» Provided material

## Start

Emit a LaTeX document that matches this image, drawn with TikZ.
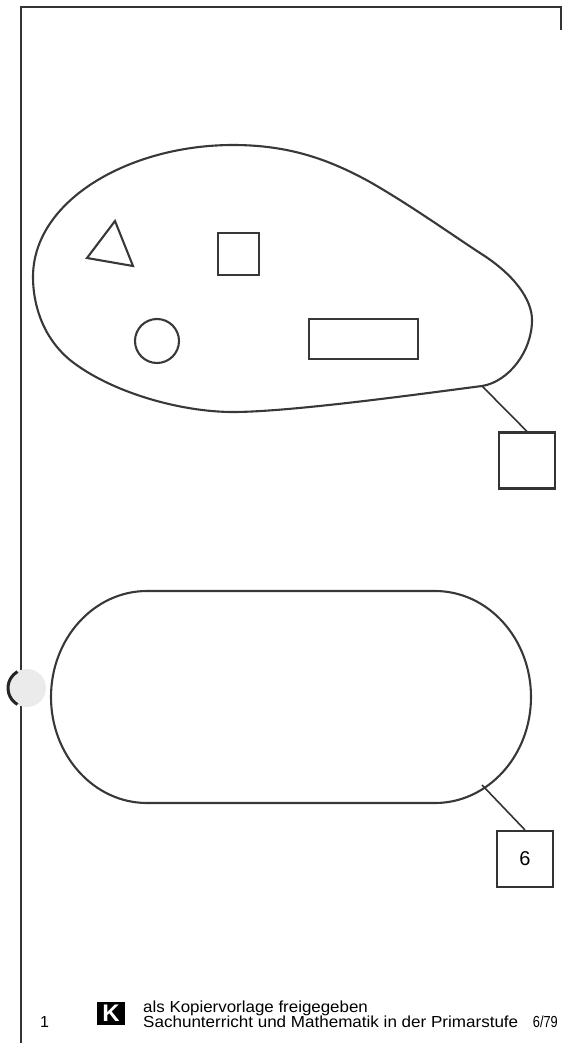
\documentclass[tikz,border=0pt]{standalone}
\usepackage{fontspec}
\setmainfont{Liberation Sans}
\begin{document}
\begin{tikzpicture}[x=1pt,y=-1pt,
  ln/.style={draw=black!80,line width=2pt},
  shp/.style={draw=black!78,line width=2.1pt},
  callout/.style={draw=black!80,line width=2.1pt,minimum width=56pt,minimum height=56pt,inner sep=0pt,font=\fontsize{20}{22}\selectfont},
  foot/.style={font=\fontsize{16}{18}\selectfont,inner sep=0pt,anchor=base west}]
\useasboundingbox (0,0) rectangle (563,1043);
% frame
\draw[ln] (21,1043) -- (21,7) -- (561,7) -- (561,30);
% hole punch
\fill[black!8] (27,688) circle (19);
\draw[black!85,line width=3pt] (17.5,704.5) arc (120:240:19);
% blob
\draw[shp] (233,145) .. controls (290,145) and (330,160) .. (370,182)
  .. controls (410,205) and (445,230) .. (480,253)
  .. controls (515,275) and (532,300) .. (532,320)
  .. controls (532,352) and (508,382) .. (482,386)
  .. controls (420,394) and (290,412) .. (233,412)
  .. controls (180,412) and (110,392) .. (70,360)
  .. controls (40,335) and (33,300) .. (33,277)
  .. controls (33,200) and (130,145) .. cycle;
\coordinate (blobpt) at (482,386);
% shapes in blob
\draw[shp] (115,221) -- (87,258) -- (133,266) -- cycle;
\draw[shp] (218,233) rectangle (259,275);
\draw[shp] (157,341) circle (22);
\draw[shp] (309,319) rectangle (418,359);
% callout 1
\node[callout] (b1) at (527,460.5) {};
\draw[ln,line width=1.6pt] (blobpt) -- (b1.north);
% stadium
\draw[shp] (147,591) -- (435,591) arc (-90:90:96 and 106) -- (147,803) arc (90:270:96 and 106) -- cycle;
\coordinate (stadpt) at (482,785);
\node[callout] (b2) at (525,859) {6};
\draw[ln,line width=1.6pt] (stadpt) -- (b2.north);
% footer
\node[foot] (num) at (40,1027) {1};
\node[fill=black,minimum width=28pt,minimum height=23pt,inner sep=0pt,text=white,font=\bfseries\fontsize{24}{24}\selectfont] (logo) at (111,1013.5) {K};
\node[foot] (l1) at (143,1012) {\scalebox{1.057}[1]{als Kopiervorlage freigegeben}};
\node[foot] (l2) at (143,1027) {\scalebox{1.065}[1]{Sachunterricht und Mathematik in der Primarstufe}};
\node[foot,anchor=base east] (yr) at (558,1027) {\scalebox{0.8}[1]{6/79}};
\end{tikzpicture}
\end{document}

## End

» Exercise aim
Every line of the data above should be quoted exactly. Omit the pictures.

» Final answer
Emit a LaTeX document that matches this image, drawn with TikZ.
\documentclass[tikz,border=0pt]{standalone}
\usepackage{fontspec}
\setmainfont{Liberation Sans}
\begin{document}
\begin{tikzpicture}[x=1pt,y=-1pt,
  ln/.style={draw=black!80,line width=2pt},
  shp/.style={draw=black!78,line width=2.1pt},
  callout/.style={draw=black!80,line width=2.1pt,minimum width=56pt,minimum height=56pt,inner sep=0pt,font=\fontsize{20}{22}\selectfont},
  foot/.style={font=\fontsize{16}{18}\selectfont,inner sep=0pt,anchor=base west}]
\useasboundingbox (0,0) rectangle (563,1043);
% frame
\draw[ln] (21,1043) -- (21,7) -- (561,7) -- (561,30);
% hole punch
\fill[black!8] (27,688) circle (19);
\draw[black!85,line width=3pt] (17.5,704.5) arc (120:240:19);
% blob
\draw[shp] (233,145) .. controls (290,145) and (330,160) .. (370,182)
  .. controls (410,205) and (445,230) .. (480,253)
  .. controls (515,275) and (532,300) .. (532,320)
  .. controls (532,352) and (508,382) .. (482,386)
  .. controls (420,394) and (290,412) .. (233,412)
  .. controls (180,412) and (110,392) .. (70,360)
  .. controls (40,335) and (33,300) .. (33,277)
  .. controls (33,200) and (130,145) .. cycle;
\coordinate (blobpt) at (482,386);
% shapes in blob
\draw[shp] (115,221) -- (87,258) -- (133,266) -- cycle;
\draw[shp] (218,233) rectangle (259,275);
\draw[shp] (157,341) circle (22);
\draw[shp] (309,319) rectangle (418,359);
% callout 1
\node[callout] (b1) at (527,460.5) {};
\draw[ln,line width=1.6pt] (blobpt) -- (b1.north);
% stadium
\draw[shp] (147,591) -- (435,591) arc (-90:90:96 and 106) -- (147,803) arc (90:270:96 and 106) -- cycle;
\coordinate (stadpt) at (482,785);
\node[callout] (b2) at (525,859) {6};
\draw[ln,line width=1.6pt] (stadpt) -- (b2.north);
% footer
\node[foot] (num) at (40,1027) {1};
\node[fill=black,minimum width=28pt,minimum height=23pt,inner sep=0pt,text=white,font=\bfseries\fontsize{24}{24}\selectfont] (logo) at (111,1013.5) {K};
\node[foot] (l1) at (143,1012) {\scalebox{1.057}[1]{als Kopiervorlage freigegeben}};
\node[foot] (l2) at (143,1027) {\scalebox{1.065}[1]{Sachunterricht und Mathematik in der Primarstufe}};
\node[foot,anchor=base east] (yr) at (558,1027) {\scalebox{0.8}[1]{6/79}};
\end{tikzpicture}
\end{document}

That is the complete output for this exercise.